To illustrate the point: think back to the days when you were in school. At some point, you probably saw what it meant if someone disagreed to a large
extent with that most of the other people believed, if you were discussing certain issues. If you raised your hand and put yourself out on a limb, you
really risk others egging you to just fall off. There are certain academic communities where "it gets better" in terms of open debate, but there are
still taboo points of view that if brought up, will exclude you, an "exile" of sorts.
That same fear, I believe, has been carried into adulthood for most people. I thought about this when I was looking at topics like groupthink
and group dynamics. They consider it a phenomenon, but could the reason be due to the
fear associated with being pushed out from a group? Lots of people might keep secrets from their family, for fear of being pushed out of it
(especially if the family has money). Being alone back then might mean starving due to being unable to find food on your own. Being alone today can
mean being homeless or feeling shame by not receiving validation from the family. There is also the case of co-dependence, when a spouse is attached
to an abusive significant other but refuses to leave, too afraid to be alone.
So, in light of these ideas, we see how easy it is to instill ideas into people's minds. The first person to put forth an idea basically has that
golden moment. That person gets to propose an idea even before all the facts have been arrived at, before it's even possible to have any. The reason
is that most people will passively accept the idea, and few people will ask, How about we wait before listening to this guy? Of course, if it's not
obvious to you, I'm referring to a specific moment in history, the "bush guy" who went on TV to tell us that he and his buddies had it all figured out
after only a few days. The news reported it, and what did people who heard about it do as a group, even if they were not physically close to each
other? I will tell you what most didn't do -- most didn't object to the absurdity of it all. (You can object to my considering it absurd if you
Who was going to be that one person who dares to question what was being told to millions of people? Surely if they took a bold move and stated
something absurd, it would surface and people would object right? Somewhat so, is what it appears.
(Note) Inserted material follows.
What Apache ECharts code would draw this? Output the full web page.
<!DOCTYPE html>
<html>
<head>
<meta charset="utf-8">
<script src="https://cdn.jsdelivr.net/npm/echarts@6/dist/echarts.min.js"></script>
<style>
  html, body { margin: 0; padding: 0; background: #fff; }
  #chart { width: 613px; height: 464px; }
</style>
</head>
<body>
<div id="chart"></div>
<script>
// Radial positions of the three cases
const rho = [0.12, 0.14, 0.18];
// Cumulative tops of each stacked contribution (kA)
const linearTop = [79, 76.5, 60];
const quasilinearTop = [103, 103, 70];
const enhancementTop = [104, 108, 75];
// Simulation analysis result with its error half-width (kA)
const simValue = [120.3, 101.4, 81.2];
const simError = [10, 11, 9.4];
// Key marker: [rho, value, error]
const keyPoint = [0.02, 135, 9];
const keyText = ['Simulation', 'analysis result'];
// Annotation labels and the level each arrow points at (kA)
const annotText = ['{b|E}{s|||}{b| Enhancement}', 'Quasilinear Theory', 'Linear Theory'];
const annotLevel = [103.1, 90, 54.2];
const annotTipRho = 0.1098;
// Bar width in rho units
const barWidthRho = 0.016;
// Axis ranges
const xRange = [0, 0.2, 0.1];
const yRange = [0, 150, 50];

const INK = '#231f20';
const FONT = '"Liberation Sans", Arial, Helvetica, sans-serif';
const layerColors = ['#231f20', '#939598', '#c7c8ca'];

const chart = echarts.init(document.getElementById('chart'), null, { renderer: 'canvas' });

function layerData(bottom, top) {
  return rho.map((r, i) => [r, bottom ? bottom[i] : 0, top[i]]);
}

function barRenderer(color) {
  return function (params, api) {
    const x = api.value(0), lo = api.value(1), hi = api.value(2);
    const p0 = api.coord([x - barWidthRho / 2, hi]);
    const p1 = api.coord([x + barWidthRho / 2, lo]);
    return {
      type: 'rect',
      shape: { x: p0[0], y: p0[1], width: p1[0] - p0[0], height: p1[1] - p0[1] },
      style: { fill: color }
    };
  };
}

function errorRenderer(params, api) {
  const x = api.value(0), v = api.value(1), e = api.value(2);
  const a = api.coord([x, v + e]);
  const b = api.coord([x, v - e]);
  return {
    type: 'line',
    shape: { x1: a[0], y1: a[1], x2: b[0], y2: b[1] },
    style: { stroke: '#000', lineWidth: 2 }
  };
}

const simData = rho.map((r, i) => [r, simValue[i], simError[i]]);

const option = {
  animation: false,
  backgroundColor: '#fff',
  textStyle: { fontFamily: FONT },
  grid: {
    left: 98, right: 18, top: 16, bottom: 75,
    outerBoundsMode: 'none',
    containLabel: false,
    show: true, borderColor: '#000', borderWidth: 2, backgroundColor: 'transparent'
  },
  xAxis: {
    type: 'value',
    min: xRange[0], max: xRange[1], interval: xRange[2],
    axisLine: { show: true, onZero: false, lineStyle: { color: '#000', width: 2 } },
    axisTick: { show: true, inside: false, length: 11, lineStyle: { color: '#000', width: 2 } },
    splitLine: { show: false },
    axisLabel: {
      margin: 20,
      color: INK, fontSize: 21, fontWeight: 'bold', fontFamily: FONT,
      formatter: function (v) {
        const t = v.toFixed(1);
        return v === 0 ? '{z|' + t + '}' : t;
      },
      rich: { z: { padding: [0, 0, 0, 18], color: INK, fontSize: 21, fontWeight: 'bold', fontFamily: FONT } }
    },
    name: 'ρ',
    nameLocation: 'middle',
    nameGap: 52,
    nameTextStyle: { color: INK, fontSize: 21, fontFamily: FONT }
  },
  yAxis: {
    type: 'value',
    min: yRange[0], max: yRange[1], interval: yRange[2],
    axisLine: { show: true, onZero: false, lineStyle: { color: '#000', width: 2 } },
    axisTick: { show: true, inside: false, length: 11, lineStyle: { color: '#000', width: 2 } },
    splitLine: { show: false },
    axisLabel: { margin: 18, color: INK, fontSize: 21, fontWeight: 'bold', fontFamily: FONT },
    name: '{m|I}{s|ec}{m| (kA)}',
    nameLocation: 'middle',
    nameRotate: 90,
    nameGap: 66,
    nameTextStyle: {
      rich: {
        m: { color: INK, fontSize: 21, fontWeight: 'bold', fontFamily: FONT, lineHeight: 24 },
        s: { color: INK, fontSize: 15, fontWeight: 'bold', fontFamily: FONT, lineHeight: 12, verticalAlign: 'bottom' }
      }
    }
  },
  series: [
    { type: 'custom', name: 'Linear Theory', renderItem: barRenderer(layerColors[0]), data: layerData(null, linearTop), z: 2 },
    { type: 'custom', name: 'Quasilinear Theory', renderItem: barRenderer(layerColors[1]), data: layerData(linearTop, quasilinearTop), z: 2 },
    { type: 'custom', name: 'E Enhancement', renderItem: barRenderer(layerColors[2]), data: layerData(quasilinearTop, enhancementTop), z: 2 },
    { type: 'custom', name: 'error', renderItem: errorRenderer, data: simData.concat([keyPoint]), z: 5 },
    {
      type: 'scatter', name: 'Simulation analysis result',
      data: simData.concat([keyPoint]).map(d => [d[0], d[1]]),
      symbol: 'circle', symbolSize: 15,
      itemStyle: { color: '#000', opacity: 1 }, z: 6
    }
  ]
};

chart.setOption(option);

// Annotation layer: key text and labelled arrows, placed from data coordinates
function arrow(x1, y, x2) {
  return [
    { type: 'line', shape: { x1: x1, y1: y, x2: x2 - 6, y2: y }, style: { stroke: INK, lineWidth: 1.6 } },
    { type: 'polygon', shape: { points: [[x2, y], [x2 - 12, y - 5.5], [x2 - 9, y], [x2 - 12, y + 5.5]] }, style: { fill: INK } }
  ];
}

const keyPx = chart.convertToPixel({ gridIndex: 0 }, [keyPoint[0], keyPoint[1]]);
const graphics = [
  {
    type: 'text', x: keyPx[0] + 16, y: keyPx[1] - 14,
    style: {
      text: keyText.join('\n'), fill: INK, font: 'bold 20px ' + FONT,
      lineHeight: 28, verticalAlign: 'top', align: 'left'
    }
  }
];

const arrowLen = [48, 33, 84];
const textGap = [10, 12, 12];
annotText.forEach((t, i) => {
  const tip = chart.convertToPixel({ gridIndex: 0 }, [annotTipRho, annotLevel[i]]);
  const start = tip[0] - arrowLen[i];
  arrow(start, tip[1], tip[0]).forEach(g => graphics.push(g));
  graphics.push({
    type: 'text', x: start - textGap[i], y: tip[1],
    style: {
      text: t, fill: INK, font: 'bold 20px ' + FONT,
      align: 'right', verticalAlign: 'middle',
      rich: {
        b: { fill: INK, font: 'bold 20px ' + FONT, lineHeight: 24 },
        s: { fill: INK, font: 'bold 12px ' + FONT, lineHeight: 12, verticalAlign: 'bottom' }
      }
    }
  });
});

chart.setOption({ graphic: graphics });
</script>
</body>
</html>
A few are bothered enough to "switch sides" and
object, but most are too comfortable fitting in, and don't want to risk rejection.
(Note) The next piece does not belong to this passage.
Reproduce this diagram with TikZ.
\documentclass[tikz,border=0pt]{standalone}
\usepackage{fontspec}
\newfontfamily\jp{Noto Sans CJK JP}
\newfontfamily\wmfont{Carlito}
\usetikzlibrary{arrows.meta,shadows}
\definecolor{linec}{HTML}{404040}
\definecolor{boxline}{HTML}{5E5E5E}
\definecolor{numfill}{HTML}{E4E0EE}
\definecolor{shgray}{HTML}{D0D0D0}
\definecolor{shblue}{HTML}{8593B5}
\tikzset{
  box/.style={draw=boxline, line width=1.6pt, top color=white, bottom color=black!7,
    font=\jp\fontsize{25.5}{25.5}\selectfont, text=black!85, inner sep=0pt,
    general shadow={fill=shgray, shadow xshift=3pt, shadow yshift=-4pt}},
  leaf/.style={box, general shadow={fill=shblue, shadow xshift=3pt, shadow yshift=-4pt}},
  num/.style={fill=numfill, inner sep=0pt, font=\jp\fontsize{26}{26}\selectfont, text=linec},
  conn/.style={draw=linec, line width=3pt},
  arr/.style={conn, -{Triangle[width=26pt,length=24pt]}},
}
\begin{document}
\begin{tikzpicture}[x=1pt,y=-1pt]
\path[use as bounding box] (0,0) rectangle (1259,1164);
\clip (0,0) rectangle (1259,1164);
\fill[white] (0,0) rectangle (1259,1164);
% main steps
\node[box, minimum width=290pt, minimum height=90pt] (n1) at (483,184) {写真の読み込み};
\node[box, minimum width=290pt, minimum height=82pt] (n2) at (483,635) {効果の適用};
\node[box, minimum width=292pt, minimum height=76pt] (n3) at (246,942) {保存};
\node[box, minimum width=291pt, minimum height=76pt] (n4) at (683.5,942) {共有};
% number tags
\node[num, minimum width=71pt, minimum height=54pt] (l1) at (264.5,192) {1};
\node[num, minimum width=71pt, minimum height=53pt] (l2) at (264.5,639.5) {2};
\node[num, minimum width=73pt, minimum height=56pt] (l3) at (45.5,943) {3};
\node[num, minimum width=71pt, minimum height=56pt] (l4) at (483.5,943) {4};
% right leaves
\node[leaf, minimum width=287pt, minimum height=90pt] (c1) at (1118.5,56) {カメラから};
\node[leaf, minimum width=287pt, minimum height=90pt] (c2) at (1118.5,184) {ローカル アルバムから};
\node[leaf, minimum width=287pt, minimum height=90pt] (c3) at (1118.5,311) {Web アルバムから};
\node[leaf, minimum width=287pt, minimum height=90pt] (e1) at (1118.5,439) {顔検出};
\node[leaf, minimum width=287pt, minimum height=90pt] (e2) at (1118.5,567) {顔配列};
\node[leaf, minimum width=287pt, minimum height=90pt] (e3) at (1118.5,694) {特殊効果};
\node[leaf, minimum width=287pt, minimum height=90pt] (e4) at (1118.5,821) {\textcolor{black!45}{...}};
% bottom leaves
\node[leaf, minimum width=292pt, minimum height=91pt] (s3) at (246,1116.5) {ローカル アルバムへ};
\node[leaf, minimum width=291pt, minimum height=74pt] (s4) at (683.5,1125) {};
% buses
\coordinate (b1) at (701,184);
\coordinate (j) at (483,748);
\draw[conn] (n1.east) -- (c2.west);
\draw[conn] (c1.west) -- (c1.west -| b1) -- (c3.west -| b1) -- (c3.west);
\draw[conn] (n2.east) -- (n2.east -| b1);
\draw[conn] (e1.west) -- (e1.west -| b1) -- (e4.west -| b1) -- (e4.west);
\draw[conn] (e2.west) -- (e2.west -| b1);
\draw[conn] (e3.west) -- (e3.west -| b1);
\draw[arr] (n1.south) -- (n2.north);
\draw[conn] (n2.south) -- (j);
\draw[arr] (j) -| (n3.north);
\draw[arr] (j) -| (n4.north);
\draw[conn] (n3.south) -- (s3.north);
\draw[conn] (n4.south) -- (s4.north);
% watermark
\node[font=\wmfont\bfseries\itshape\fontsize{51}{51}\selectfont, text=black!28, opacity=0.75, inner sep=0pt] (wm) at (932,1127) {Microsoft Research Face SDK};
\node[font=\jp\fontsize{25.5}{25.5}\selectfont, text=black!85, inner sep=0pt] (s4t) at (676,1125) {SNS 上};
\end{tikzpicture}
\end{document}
And, they put their "social status" ahead of the rest of society when they do that. So, we end up with a majority of people who are so unwilling to be
potentially isolated that they make it worse for everyone. Clearly a case of selfishness due to fear.
These are just some new ideas I was wondering about. I haven't really reviewed them or thought too much over them, so there may be parts that don't
make sense or that people disagree with for certain reasons. That is what makes the discussion interesting though.
So, what do you think of those ideas? Could the pull of the comfortable feeling of the group really push people to stifle their real opinions or to
not even bother delving into "fringe subjects"? In order for most people to accept something, is a sizable majority required in order for most people
to consider adopting an idea? (That is, minorities exist, but could minorities ever end up representing the majority, with very differing opinions?)
Would that lead to a different type of chaos and make communication difficult?